Nos tempos de infância, Maria João não gostava de ser luso-africana. Na escola, sofria bullying dos colegas que lhe chamavam nomes como "caixa de óculos" e "Gungunhana". No entanto, com o passar dos anos foi compreendendo a riqueza da multiculturalidade, como agora explica.

"Quando eu era miúda… É uma coisa difícil não ser branca num país [como Portugal]. Apesar de ser clara, [não ser branca] era difícil para mim. Eu não tinha orgulho, nem consciência, nem coisa nenhuma. Eu só queria que não me aborrecessem, que os outros miúdos não me fizessem bullying. Então, queria ser como os outros, que é aquilo que nós fazemos, nós queremos ser iguais [aos outros]", recorda.

"Esse amor por Moçambique e pela minha raíz africana foi uma coisa que se desenvolveu depois da adolescência. À medida que fui crescendo, as coisas tornaram-se presentes e eu ergui o meu orgulho", conta.
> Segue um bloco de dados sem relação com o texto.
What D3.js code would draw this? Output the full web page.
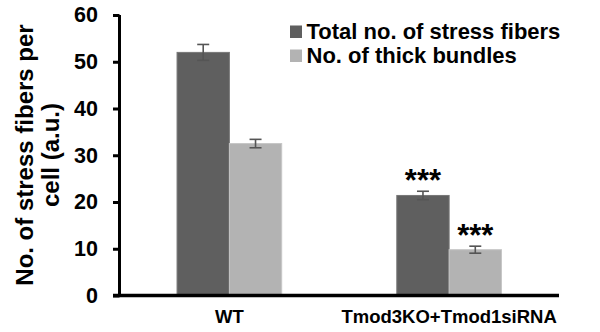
<!DOCTYPE html>
<html>
<head>
<meta charset="utf-8">
<script src="https://cdn.jsdelivr.net/npm/d3@7/dist/d3.min.js"></script>
<style>
  body { margin: 0; background: #fff; }
</style>
</head>
<body>
<svg id="chart" width="600" height="332"></svg>
<script>
// Groups, series and measured values
const categories = ["WT", "Tmod3KO+Tmod1siRNA"];
const seriesNames = ["Total no. of stress fibers", "No. of thick bundles"];
const totalFibers = [52.0, 21.4];
const totalFibersErr = [1.7, 0.9];
const thickBundles = [32.5, 9.8];
const thickBundlesErr = [0.9, 0.75];
const significance = [["", ""], ["***", "***"]];
const yTicks = [0, 10, 20, 30, 40, 50, 60];

const FONT = "'Liberation Sans', Arial, Helvetica, sans-serif";
const colors = ["#5f5f5f", "#b3b3b3"];
const strokes = ["#777777", "#c6c6c6"];

const svg = d3.select("#chart");
const x0 = 119.5, x1 = 559, yTop = 15, yBottom = 295.5;

const y = d3.scaleLinear().domain([0, 60]).range([yBottom, yTop]);
const x = d3.scaleBand().domain(categories).range([x0, x1]).paddingInner(0).paddingOuter(0);
const xs = d3.scaleBand().domain([0, 1]).range([0, x.bandwidth()]).paddingInner(0).paddingOuter(1.1);

const rows = categories.map((c, i) => [
  { cat: c, s: 0, v: totalFibers[i], e: totalFibersErr[i], sig: significance[i][0] },
  { cat: c, s: 1, v: thickBundles[i], e: thickBundlesErr[i], sig: significance[i][1] }
]).flat();

// Bars
svg.append("g").selectAll("rect").data(rows).join("rect")
  .attr("x", d => x(d.cat) + xs(d.s))
  .attr("y", d => y(d.v))
  .attr("width", xs.bandwidth())
  .attr("height", d => y(0) - y(d.v))
  .attr("fill", d => colors[d.s])
  .attr("stroke", d => strokes[d.s])
  .attr("stroke-width", 1);

// Error bars
const eb = svg.append("g").attr("stroke", "#555").attr("stroke-width", 1.6).attr("fill", "none");
rows.forEach(d => {
  const cx = x(d.cat) + xs(d.s) + xs.bandwidth() / 2;
  const hw = 6;
  eb.append("line").attr("x1", cx).attr("x2", cx).attr("y1", y(d.v + d.e)).attr("y2", y(d.v - d.e));
  eb.append("line").attr("x1", cx - hw).attr("x2", cx + hw).attr("y1", y(d.v + d.e)).attr("y2", y(d.v + d.e));
  eb.append("line").attr("x1", cx - hw).attr("x2", cx + hw).attr("y1", y(d.v - d.e)).attr("y2", y(d.v - d.e));
});

// Significance marks
svg.append("g").selectAll("text").data(rows.filter(d => d.sig)).join("text")
  .attr("x", d => x(d.cat) + xs(d.s) + xs.bandwidth() / 2)
  .attr("y", d => y(d.v + d.e) - 0.5)
  .attr("text-anchor", "middle")
  .attr("font-family", FONT).attr("font-weight", "bold")
  .attr("font-size", 31)
  .text(d => d.sig);

// Y axis
const yAxis = svg.append("g").attr("transform", `translate(${x0},0)`)
  .call(d3.axisLeft(y).tickValues(yTicks).tickSize(6.5).tickPadding(15));
yAxis.select(".domain").attr("stroke", "#000").attr("stroke-width", 3).attr("d", `M0,${yTop}V${yBottom}`);
yAxis.selectAll(".tick line").attr("stroke", "#000").attr("stroke-width", 3);
yAxis.selectAll(".tick text").attr("font-size", 21.5).attr("font-family", FONT)
  .attr("font-weight", "bold").attr("fill", "#000");

// X axis
const xAxis = svg.append("g").attr("transform", `translate(0,${yBottom})`)
  .call(d3.axisBottom(x).tickSize(0).tickPadding(14));
xAxis.select(".domain").attr("stroke", "#000").attr("stroke-width", 3.5).attr("d", `M${x0 - 6.5},0H${x1}`);
xAxis.selectAll(".tick text").attr("font-size", 18.5).attr("font-family", FONT)
  .attr("font-weight", "bold").attr("fill", "#000");

// Y title
const yt = svg.append("text").attr("transform", "translate(33,155) rotate(-90)")
  .attr("text-anchor", "middle").attr("font-size", 24)
  .attr("font-family", FONT).attr("font-weight", "bold").attr("fill", "#000");
yt.append("tspan").attr("x", 0).attr("dy", 0).text("No. of stress fibers per");
yt.append("tspan").attr("x", 0).attr("dy", 26).text("cell (a.u.)");

// Legend
const lg = svg.append("g").attr("transform", "translate(290,25)");
seriesNames.forEach((n, i) => {
  const g = lg.append("g").attr("transform", `translate(0,${i * 24})`);
  g.append("rect").attr("width", 12).attr("height", 12.5).attr("y", 0.5).attr("fill", colors[i]);
  g.append("text").attr("x", 16.5).attr("y", 14).attr("font-size", 22)
    .attr("font-family", FONT).attr("font-weight", "bold").attr("fill", "#000").text(n);
});
</script>
</body>
</html>
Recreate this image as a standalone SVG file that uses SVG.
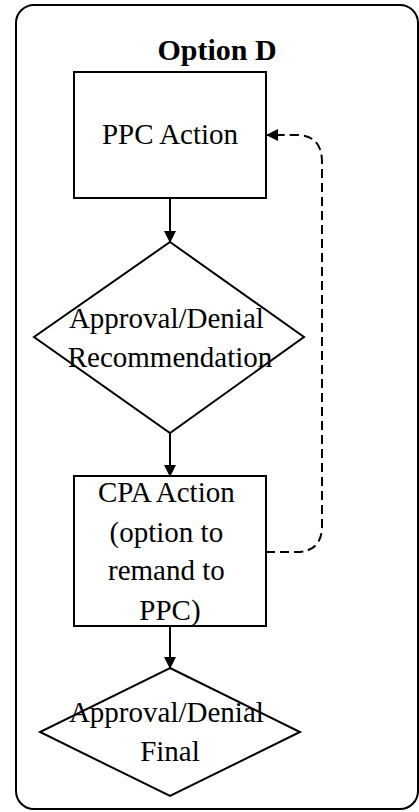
<svg xmlns="http://www.w3.org/2000/svg" width="419" height="812" viewBox="0 0 419 812">
  <style>
    .frame { fill: #ffffff; stroke: #000000; stroke-width: 2; }
    .shape { fill: #ffffff; stroke: #000000; stroke-width: 2; }
    .label { font-family: "Liberation Serif", "Times New Roman", serif; font-size: 29px; fill: #000000; text-anchor: middle; }
    .title { font-family: "Liberation Serif", "Times New Roman", serif; font-size: 30px; font-weight: bold; fill: #000000; text-anchor: middle; }
    .flow { fill: none; stroke: #000000; stroke-width: 2; }
    .dashed { fill: none; stroke: #000000; stroke-width: 2; stroke-dasharray: 9 5; }
  </style>
  <defs>
    <marker id="arrow" viewBox="0 0 12 12" refX="11" refY="6" markerWidth="12" markerHeight="12" markerUnits="userSpaceOnUse" orient="auto">
      <path d="M0,0 L12,6 L0,12 Z" fill="#000000"/>
    </marker>
  </defs>

  <rect width="419" height="812" fill="#ffffff"/>

  <!-- outer panel -->
  <g id="panel">
    <rect class="frame" x="16" y="5" width="402" height="804" rx="18" ry="18"/>
    <text class="title" x="217" y="60">Option D</text>
  </g>

  <g id="ppc-action">
    <rect class="shape" x="74" y="72" width="192" height="126"/>
    <text class="label" x="170" y="144">PPC Action</text>
  </g>

  <g id="recommendation">
    <polygon class="shape" points="170,242 304,337 170,433 34,337"/>
    <text class="label" x="170" y="328">
      <tspan x="170" y="328">Approval/Denial</tspan>
      <tspan x="170" y="367">Recommendation</tspan>
    </text>
  </g>

  <g id="cpa-action">
    <rect class="shape" x="74" y="476" width="192" height="150"/>
    <text class="label" x="170" y="502">
      <tspan x="170" y="502">CPA Action</tspan>
      <tspan x="170" y="542">(option to</tspan>
      <tspan x="170" y="580">remand to</tspan>
      <tspan x="170" y="620">PPC)</tspan>
    </text>
  </g>

  <g id="final">
    <polygon class="shape" points="170,668 300,732 170,796 40,732"/>
    <text class="label" x="170" y="722">
      <tspan x="170" y="722">Approval/Denial</tspan>
      <tspan x="170" y="761">Final</tspan>
    </text>
  </g>

  <g id="connectors">
    <line class="flow" x1="170" y1="198" x2="170" y2="242" marker-end="url(#arrow)"/>
    <line class="flow" x1="170" y1="433" x2="170" y2="476" marker-end="url(#arrow)"/>
    <line class="flow" x1="170" y1="626" x2="170" y2="668" marker-end="url(#arrow)"/>
    <path class="dashed" d="M266,552 L296,552 Q322,552 322,526 L322,162 Q322,135 296,135 L267,135" marker-end="url(#arrow)"/>
  </g>
</svg>
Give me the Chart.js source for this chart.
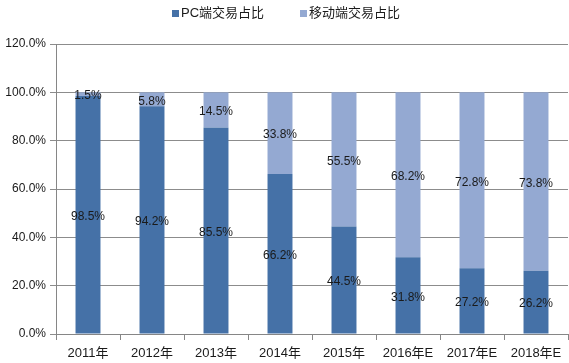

Maria João auf dem Jazzfest Bonn
Foto: Stélio Guibunda/DW

Desigualdade de género na música 

Umas das suas referências sempre foi a cantora sul-africana Miriam Makeba. A "Mama Africa", como é conhecida, começou a sua carreira na década de 50. Maria João iniciou o percurso musical nos anos 80. Duas mulheres numa indústria onde a desigualdade de género sempre foi evidente.

"Realmente sempre foi um lugar mais habitado por homens. Agora há muitas mais mulheres, porque agora também há muitas escolas de música. Há muitas miúdas instrumentistas, cantoras e, portanto, a coisa tende a equilibrar-se", afirma.

"Mas eu acho que essa desigualdade não existiu apenas na música, existe em todo o lado, em todas as profissões. Eu acho que tudo se resolve sempre com a educação. Quando a música e a arte tiverem a mesma importância nas escolas que tem a matemática, o inglês e o português", indica.

A artista, que foi uma das primeiras mulheres em Portugal a viver somente do jazz, mostra-se decidida a continuar a cantar e a inovar a música com a sua "misturada", oriunda da dupla nacionalidade que detém.

"Eu acho que me encontrei quando me comecei a exibir. Qual é o meu lugar na música? O que é eu vou fazer? Eu vou fazê-lo como é a minha pele. É uma misturada. A música é tudo aquilo que me apaixona. É toda a música que eu possa habitar", diz.

Quer seja em Portugal, em Moçambique ou no resto do mundo: "Eu vou cantar até morrer, posso-lhe garantir", esclarece a cantora.

No JazzFest Bonn, Maria João e os OGRE electric apresentaram algumas músicas do mais recente álbum Open Your Mouth (2020). A atuação contou com os músicos João Farinha, no teclado, e Silvan Strauß, na bateria.

O projeto Ogre, que iniciou em 2012, mistura vários estilos musicais como o jazz, o hip-hop, o soul e a música eletrónica.